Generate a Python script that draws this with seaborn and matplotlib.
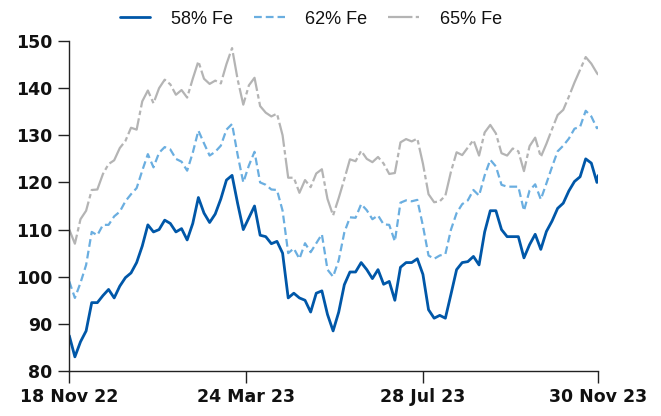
import pandas as pd
import matplotlib
matplotlib.use('Agg')
import matplotlib.pyplot as plt
import matplotlib.dates as mdates
import seaborn as sns

# DADOS (um ponto a cada 4 dias, de 18 Nov 22 a 30 Nov 23)
fe58 = [87.5, 83.0, 86.2, 88.5, 94.5, 94.5, 96.0, 97.3,
        95.5, 98.0, 99.8, 100.8, 103.0, 106.5, 111.0, 109.5,
        110.0, 112.0, 111.3, 109.5, 110.2, 107.8, 111.3, 116.8,
        113.5, 111.5, 113.3, 116.5, 120.5, 121.5, 115.5, 110.0,
        112.5, 115.0, 108.8, 108.5, 107.0, 107.5, 105.0, 95.5,
        96.5, 95.5, 95.0, 92.5, 96.5, 97.0, 92.0, 88.5,
        92.5, 98.3, 101.0, 101.0, 103.0, 101.5, 99.6, 101.5,
        98.4, 99.0, 95.0, 102.0, 103.0, 103.0, 103.8, 100.5,
        93.0, 91.2, 91.8, 91.2, 96.3, 101.5, 103.0, 103.2,
        104.3, 102.5, 109.5, 114.0, 114.0, 110.0, 108.5, 108.5,
        108.5, 104.0, 106.8, 109.0, 105.8, 109.6, 111.8, 114.5,
        115.6, 118.2, 120.2, 121.2, 125.0, 124.1, 120.0, 121.5]

fe62 = [99.0, 95.5, 98.7, 102.5, 109.5, 108.8, 111.0, 111.0,
        112.8, 113.8, 116.0, 117.5, 118.8, 122.5, 126.0, 123.2,
        126.3, 127.5, 127.0, 125.0, 124.4, 122.5, 126.3, 131.0,
        128.3, 125.7, 126.5, 127.8, 131.2, 132.4, 125.8, 120.0,
        123.6, 126.5, 120.0, 119.5, 118.5, 118.4, 114.0, 105.0,
        106.0, 103.8, 107.1, 105.2, 107.1, 109.0, 101.5, 100.0,
        103.5, 109.4, 112.6, 112.5, 115.4, 114.1, 112.2, 113.0,
        111.1, 111.0, 107.5, 115.7, 116.2, 116.0, 116.3, 110.8,
        104.5, 103.8, 104.5, 104.8, 110.0, 113.5, 115.4, 116.2,
        118.4, 117.2, 121.5, 124.8, 123.4, 119.5, 119.1, 119.1,
        119.1, 114.0, 118.3, 119.6, 116.4, 119.8, 123.3, 126.6,
        127.8, 129.3, 131.4, 131.8, 135.2, 134.0, 131.5, 131.8]

fe65 = [110.0, 107.0, 112.2, 114.0, 118.4, 118.5, 121.8, 123.9,
        124.7, 127.3, 128.8, 131.6, 131.2, 137.2, 139.5, 136.8,
        140.0, 141.8, 140.8, 138.6, 139.6, 138.0, 142.0, 145.7,
        142.0, 140.9, 141.6, 141.0, 145.1, 148.5, 141.8, 136.5,
        140.6, 142.2, 136.2, 134.8, 134.0, 134.6, 130.0, 121.0,
        121.0, 117.8, 120.5, 119.0, 121.9, 122.8, 116.5, 113.0,
        116.7, 120.7, 124.9, 124.5, 126.7, 125.0, 124.3, 125.4,
        124.0, 121.8, 122.0, 128.5, 129.2, 128.7, 129.3, 124.0,
        117.5, 115.8, 116.0, 117.2, 122.3, 126.4, 125.8, 127.4,
        129.0, 125.7, 130.6, 132.2, 130.4, 126.2, 125.7, 127.2,
        126.6, 122.4, 127.7, 129.5, 125.4, 128.2, 131.3, 134.3,
        135.4, 138.2, 141.2, 143.9, 146.6, 145.2, 143.2, 142.8]

datas = list(pd.date_range('2022-11-18', '2023-11-29', freq='4D')) + [pd.Timestamp('2023-11-30')]
ticks_x = pd.to_datetime(['2022-11-18', '2023-03-24', '2023-07-28', '2023-11-30'])
ticks_y = [80, 90, 100, 110, 120, 130, 140, 150]

df = pd.DataFrame({'data': datas, '58% Fe': fe58, '62% Fe': fe62, '65% Fe': fe65})

sns.set_style('white')
plt.rcParams['font.family'] = ['DejaVu Sans']

fig = plt.figure(figsize=(6.61, 4.16), dpi=100)
ax = fig.add_axes([0.1048, 0.1082, 0.8004, 0.7932])

sns.lineplot(data=df, x='data', y='58% Fe', ax=ax, color='#0057A8', linewidth=2.0, label='58% Fe')
sns.lineplot(data=df, x='data', y='62% Fe', ax=ax, color='#6AAEE0', linewidth=1.6,
             dashes=(3.5, 1.8), label='62% Fe')
sns.lineplot(data=df, x='data', y='65% Fe', ax=ax, color='#B4B4B4', linewidth=1.6,
             dashes=(11, 1.5, 2, 1.5), label='65% Fe')

ax.set_xlim(ticks_x[0], ticks_x[-1])
ax.set_ylim(80, 150)
ax.set_xticks(ticks_x)
ax.xaxis.set_major_formatter(mdates.DateFormatter('%d %b %y'))
ax.set_yticks(ticks_y)
ax.set_xlabel('')
ax.set_ylabel('')

for s in ['top', 'right']:
    ax.spines[s].set_visible(False)
for s in ['left', 'bottom']:
    ax.spines[s].set_color('#222222')
    ax.spines[s].set_linewidth(1.0)

ax.tick_params(axis='y', length=8, width=1, color='#222222', pad=4, left=True)
ax.tick_params(axis='x', length=8.5, width=1, color='#222222', pad=4, bottom=True)
for lbl in ax.get_xticklabels() + ax.get_yticklabels():
    lbl.set_fontsize(12.5)
    lbl.set_fontweight('bold')
    lbl.set_color('#111111')

leg = ax.legend(loc='center', bbox_to_anchor=(0.47, 0.954), bbox_transform=fig.transFigure,
                ncol=3, frameon=False, handlelength=1.7, handletextpad=1.15, columnspacing=1.15,
                prop={'family': 'Liberation Sans', 'size': 13})
for t in leg.get_texts():
    t.set_color('#111111')

fig.savefig('out.png', dpi=100)
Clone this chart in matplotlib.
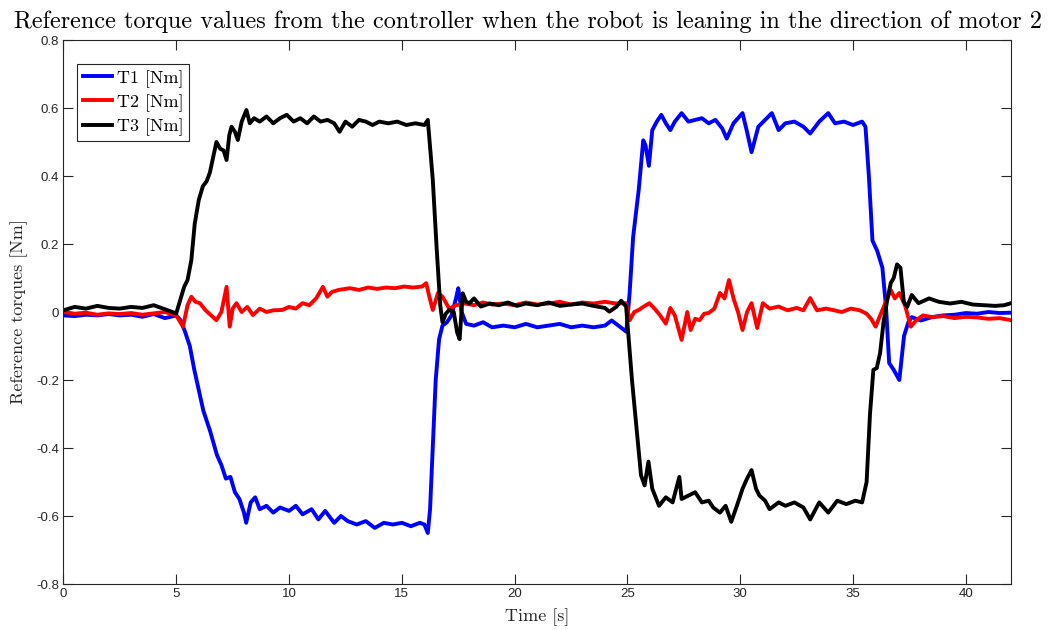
import numpy as np
import matplotlib
matplotlib.use("Agg")
import matplotlib.pyplot as plt

# ============= Data =============

t1 = [0, 0.5, 1, 1.5, 2, 2.5, 3, 3.5, 4, 4.5, 5.0, 5.2, 5.4, 5.6, 5.8, 6.0, 6.2, 6.5, 6.8,
      7.0, 7.2, 7.4, 7.6, 7.8, 8.0, 8.1, 8.3, 8.5, 8.7, 9.0, 9.3, 9.6, 10.0, 10.3, 10.6,
      11.0, 11.3, 11.6, 12.0, 12.3, 12.6, 13.0, 13.4, 13.8, 14.2, 14.6, 15.0, 15.4, 15.8,
      16.0, 16.15, 16.25, 16.4, 16.5, 16.65, 16.8, 17.0, 17.2, 17.4, 17.5, 17.65, 17.85,
      18.2, 18.6, 19.0, 19.5, 20.0, 20.5, 21.0, 21.5, 22.0, 22.5, 23.0, 23.5, 24.0, 24.3,
      24.6, 24.95, 25.1, 25.25, 25.5, 25.7, 25.8, 25.95, 26.1, 26.3, 26.5, 26.7, 26.9,
      27.1, 27.4, 27.7, 28.0, 28.3, 28.6, 28.9, 29.2, 29.4, 29.7, 30.1, 30.3, 30.5, 30.8,
      31.1, 31.4, 31.7, 32.0, 32.4, 32.8, 33.1, 33.5, 33.9, 34.2, 34.6, 35.0, 35.4, 35.55,
      35.7, 35.86, 36.07, 36.3, 36.46, 36.6, 36.8, 37.05, 37.26, 37.45, 37.6, 38.0, 38.5,
      39.0, 39.5, 40.0, 40.5, 41.0, 41.5, 42.0]
T1 = [-0.010, -0.012, -0.008, -0.010, -0.006, -0.010, -0.008, -0.014, -0.006, -0.018,
      -0.010, -0.025, -0.060, -0.100, -0.170, -0.230, -0.290, -0.350, -0.420, -0.450,
      -0.490, -0.485, -0.530, -0.550, -0.590, -0.620, -0.560, -0.545, -0.580, -0.570,
      -0.590, -0.575, -0.585, -0.570, -0.595, -0.580, -0.610, -0.585, -0.620, -0.600,
      -0.615, -0.625, -0.615, -0.635, -0.620, -0.625, -0.620, -0.630, -0.620, -0.625,
      -0.650, -0.580, -0.350, -0.200, -0.080, -0.040, -0.030, -0.010, 0.040, 0.070,
      0.000, -0.035, -0.040, -0.030, -0.045, -0.040, -0.045, -0.035, -0.045, -0.040,
      -0.035, -0.045, -0.040, -0.045, -0.040, -0.025, -0.040, -0.058, 0.060, 0.220,
      0.360, 0.505, 0.490, 0.430, 0.535, 0.560, 0.580, 0.555, 0.535, 0.560, 0.585,
      0.560, 0.565, 0.570, 0.555, 0.565, 0.540, 0.510, 0.555, 0.585, 0.530, 0.470,
      0.545, 0.565, 0.585, 0.535, 0.555, 0.560, 0.545, 0.525, 0.560, 0.585, 0.555,
      0.560, 0.550, 0.560, 0.545, 0.400, 0.210, 0.180, 0.130, 0.015, -0.150, -0.170,
      -0.200, -0.070, -0.030, -0.015, -0.025, -0.015, -0.010, -0.008, -0.003, -0.005,
      0.000, -0.003, -0.002]

t2 = [0, 0.5, 1, 1.5, 2, 2.5, 3, 3.5, 4, 4.5, 5.0, 5.3, 5.5, 5.67, 5.85, 6.05, 6.3, 6.55,
      6.78, 7.0, 7.23, 7.37, 7.5, 7.67, 7.9, 8.15, 8.4, 8.7, 9.0, 9.3, 9.7, 10.0, 10.3,
      10.6, 10.9, 11.2, 11.5, 11.7, 11.9, 12.2, 12.7, 13.1, 13.5, 13.9, 14.3, 14.7, 15.1,
      15.5, 15.9, 16.08, 16.2, 16.37, 16.6, 16.8, 17.1, 17.4, 17.8, 18.2, 18.6, 19.0,
      19.5, 20.0, 20.5, 21.0, 21.5, 22.0, 22.5, 23.0, 23.5, 24.0, 24.5, 24.94, 25.1, 25.3,
      25.5, 25.7, 25.97, 26.2, 26.45, 26.7, 26.9, 27.1, 27.4, 27.65, 27.8, 28.0, 28.2,
      28.4, 28.6, 28.85, 29.1, 29.3, 29.5, 29.7, 29.9, 30.1, 30.3, 30.5, 30.75, 31.0,
      31.3, 31.7, 32.1, 32.5, 32.8, 33.1, 33.4, 33.8, 34.1, 34.5, 34.9, 35.3, 35.6, 35.8,
      36.0, 36.2, 36.45, 36.67, 36.85, 37.05, 37.3, 37.56, 37.8, 38.1, 38.5, 39.0, 39.5,
      40.0, 40.5, 41.0, 41.5, 42.0]
T2 = [0.000, -0.005, -0.002, -0.008, -0.004, -0.006, -0.003, -0.008, -0.004, 0.000,
      -0.010, -0.043, 0.020, 0.045, 0.030, 0.026, 0.005, -0.010, -0.024, 0.000, 0.074,
      -0.043, 0.010, 0.026, 0.000, 0.015, -0.009, 0.010, 0.000, 0.005, 0.006, 0.015,
      0.010, 0.026, 0.020, 0.040, 0.074, 0.045, 0.059, 0.065, 0.070, 0.065, 0.072,
      0.068, 0.072, 0.070, 0.075, 0.072, 0.075, 0.085, 0.050, 0.006, 0.056, 0.045,
      0.010, 0.020, 0.025, 0.020, 0.028, 0.022, 0.025, 0.020, 0.028, 0.022, 0.025,
      0.030, 0.022, 0.028, 0.025, 0.030, 0.025, 0.026, -0.024, 0.000, 0.006, 0.015,
      0.026, 0.010, -0.010, -0.034, 0.012, -0.010, -0.082, 0.000, -0.053, -0.020,
      -0.024, -0.005, -0.003, 0.010, 0.056, 0.040, 0.094, 0.040, 0.000, -0.053, 0.000,
      0.026, -0.047, 0.026, 0.010, 0.016, 0.005, 0.012, 0.005, 0.041, 0.005, 0.010,
      0.006, 0.000, 0.010, 0.005, -0.005, -0.020, -0.043, -0.010, 0.030, 0.065, 0.040,
      0.056, 0.020, -0.043, -0.024, -0.010, -0.015, -0.012, -0.018, -0.014, -0.016,
      -0.020, -0.018, -0.024]

t3 = [0, 0.5, 1, 1.5, 2, 2.5, 3, 3.5, 4, 4.5, 5.0, 5.2, 5.35, 5.5, 5.67, 5.82, 6.0, 6.18,
      6.35, 6.49, 6.65, 6.78, 6.95, 7.1, 7.23, 7.35, 7.45, 7.6, 7.73, 7.9, 8.11, 8.26,
      8.45, 8.7, 9.0, 9.3, 9.6, 9.9, 10.2, 10.5, 10.8, 11.1, 11.4, 11.7, 12.0, 12.24,
      12.5, 12.8, 13.1, 13.4, 13.7, 14.0, 14.4, 14.8, 15.2, 15.6, 16.0, 16.15, 16.37,
      16.54, 16.7, 16.8, 16.95, 17.1, 17.3, 17.45, 17.56, 17.7, 17.85, 18.0, 18.2, 18.5,
      18.9, 19.3, 19.7, 20.1, 20.5, 21.0, 21.5, 22.0, 22.5, 23.0, 23.5, 24.0, 24.2, 24.5,
      24.72, 24.94, 25.2, 25.45, 25.6, 25.76, 25.93, 26.1, 26.4, 26.7, 27.0, 27.3, 27.4,
      27.7, 28.0, 28.3, 28.6, 28.8, 29.1, 29.35, 29.6, 29.85, 30.1, 30.3, 30.5, 30.7,
      30.85, 31.1, 31.3, 31.7, 32.0, 32.4, 32.8, 33.1, 33.5, 33.9, 34.3, 34.7, 35.1,
      35.4, 35.6, 35.75, 35.9, 36.05, 36.2, 36.35, 36.5, 36.67, 36.8, 36.95, 37.1, 37.25,
      37.4, 37.6, 37.9, 38.37, 38.8, 39.3, 39.8, 40.3, 40.8, 41.3, 41.7, 42.0]
T3 = [0.005, 0.015, 0.010, 0.018, 0.012, 0.010, 0.015, 0.012, 0.020, 0.008, -0.004,
      0.040, 0.074, 0.094, 0.153, 0.260, 0.330, 0.370, 0.385, 0.410, 0.460, 0.500,
      0.480, 0.475, 0.447, 0.520, 0.545, 0.530, 0.506, 0.560, 0.594, 0.555, 0.570,
      0.560, 0.575, 0.555, 0.570, 0.580, 0.560, 0.570, 0.555, 0.575, 0.560, 0.565,
      0.555, 0.530, 0.560, 0.545, 0.565, 0.560, 0.550, 0.560, 0.555, 0.560, 0.550,
      0.555, 0.550, 0.565, 0.390, 0.190, 0.020, -0.030, -0.005, 0.006, 0.000, -0.060,
      -0.080, 0.055, 0.030, 0.026, 0.040, 0.016, 0.025, 0.020, 0.028, 0.018, 0.025,
      0.020, 0.028, 0.018, 0.022, 0.025, 0.018, 0.012, 0.001, 0.015, 0.033, 0.016,
      -0.200, -0.376, -0.480, -0.510, -0.440, -0.520, -0.570, -0.545, -0.560, -0.485,
      -0.550, -0.540, -0.530, -0.560, -0.555, -0.575, -0.590, -0.570, -0.617, -0.570,
      -0.520, -0.490, -0.465, -0.520, -0.540, -0.555, -0.580, -0.560, -0.570, -0.560,
      -0.575, -0.610, -0.560, -0.590, -0.555, -0.565, -0.555, -0.560, -0.500, -0.300,
      -0.170, -0.165, -0.120, -0.030, 0.030, 0.085, 0.100, 0.140, 0.130, 0.030, 0.015,
      0.050, 0.026, 0.040, 0.030, 0.025, 0.030, 0.022, 0.020, 0.018, 0.020, 0.026]

labels = ["T1 [Nm]", "T2 [Nm]", "T3 [Nm]"]
colors = ["#0000ff", "#ff0000", "#000000"]

x_ticks = [0, 5, 10, 15, 20, 25, 30, 35, 40]
y_ticks = [-0.8, -0.6, -0.4, -0.2, 0, 0.2, 0.4, 0.6, 0.8]
y_tick_labels = ["-0.8", "-0.6", "-0.4", "-0.2", "0", "0.2", "0.4", "0.6", "0.8"]

# ============= Plot =============

serif = "cmr10"
tick_font = "Liberation Sans"

fig = plt.figure(figsize=(10.54, 6.30), dpi=100)
ax = fig.add_axes([0.0602, 0.073, 0.8990, 0.8635])

for t, v, lab, c in zip([t1, t2, t3], [T1, T2, T3], labels, colors):
    ax.plot(t, v, color=c, linewidth=2.8, label=lab)

ax.set_xlim(0, 42)
ax.set_ylim(-0.8, 0.8)
ax.set_xticks(x_ticks)
ax.set_xticklabels([str(x) for x in x_ticks], fontfamily=tick_font, fontsize=9.5)
ax.set_yticks(y_ticks)
ax.set_yticklabels(y_tick_labels, fontfamily=tick_font, fontsize=9.5)
ax.tick_params(direction="in", length=7, width=0.8, top=True, right=True,
               colors="#262626", pad=3)
for s in ax.spines.values():
    s.set_linewidth(0.8)
    s.set_color("#262626")

ax.set_xlabel("Time [s]", fontfamily=serif, fontsize=13, labelpad=6, color="#262626")
ax.set_ylabel("Reference torques [Nm]", fontfamily=serif, fontsize=13, labelpad=6,
              color="#262626")
ax.set_title("Reference torque values from the controller when the robot is leaning "
             "in the direction of motor 2", fontfamily=serif, fontsize=17.5, pad=9,
             x=0.490)

leg = ax.legend(loc="upper left", bbox_to_anchor=(0.0145, 0.955),
                prop={"family": serif, "size": 13},
                fancybox=False, framealpha=1, edgecolor="#262626", handlelength=1.65,
                handletextpad=0.25, borderpad=0.3, labelspacing=0.35, borderaxespad=0)
leg.get_frame().set_linewidth(0.8)

fig.savefig("out.png", dpi=100)
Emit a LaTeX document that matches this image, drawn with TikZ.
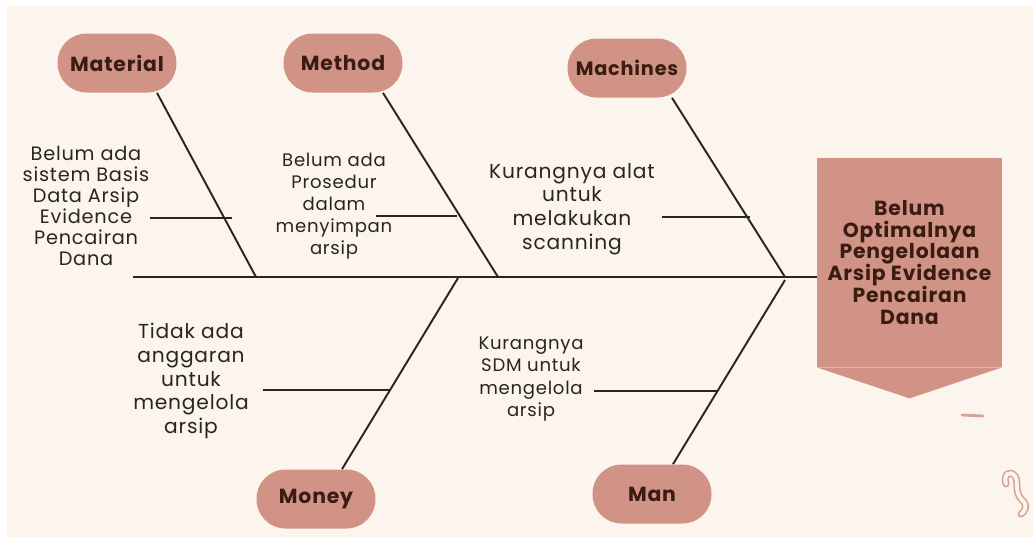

————

Repeat exactly and only the lines from the start of the data above through the line that holds "115.6, 118.2, 120.2, 121.2, 125.0, 124.1, 120.0, 121.5]", inclusive. Pictures do not belong in the copy.

Generate a Python script that draws this with seaborn and matplotlib.
import pandas as pd
import matplotlib
matplotlib.use('Agg')
import matplotlib.pyplot as plt
import matplotlib.dates as mdates
import seaborn as sns

# DADOS (um ponto a cada 4 dias, de 18 Nov 22 a 30 Nov 23)
fe58 = [87.5, 83.0, 86.2, 88.5, 94.5, 94.5, 96.0, 97.3,
        95.5, 98.0, 99.8, 100.8, 103.0, 106.5, 111.0, 109.5,
        110.0, 112.0, 111.3, 109.5, 110.2, 107.8, 111.3, 116.8,
        113.5, 111.5, 113.3, 116.5, 120.5, 121.5, 115.5, 110.0,
        112.5, 115.0, 108.8, 108.5, 107.0, 107.5, 105.0, 95.5,
        96.5, 95.5, 95.0, 92.5, 96.5, 97.0, 92.0, 88.5,
        92.5, 98.3, 101.0, 101.0, 103.0, 101.5, 99.6, 101.5,
        98.4, 99.0, 95.0, 102.0, 103.0, 103.0, 103.8, 100.5,
        93.0, 91.2, 91.8, 91.2, 96.3, 101.5, 103.0, 103.2,
        104.3, 102.5, 109.5, 114.0, 114.0, 110.0, 108.5, 108.5,
        108.5, 104.0, 106.8, 109.0, 105.8, 109.6, 111.8, 114.5,
        115.6, 118.2, 120.2, 121.2, 125.0, 124.1, 120.0, 121.5]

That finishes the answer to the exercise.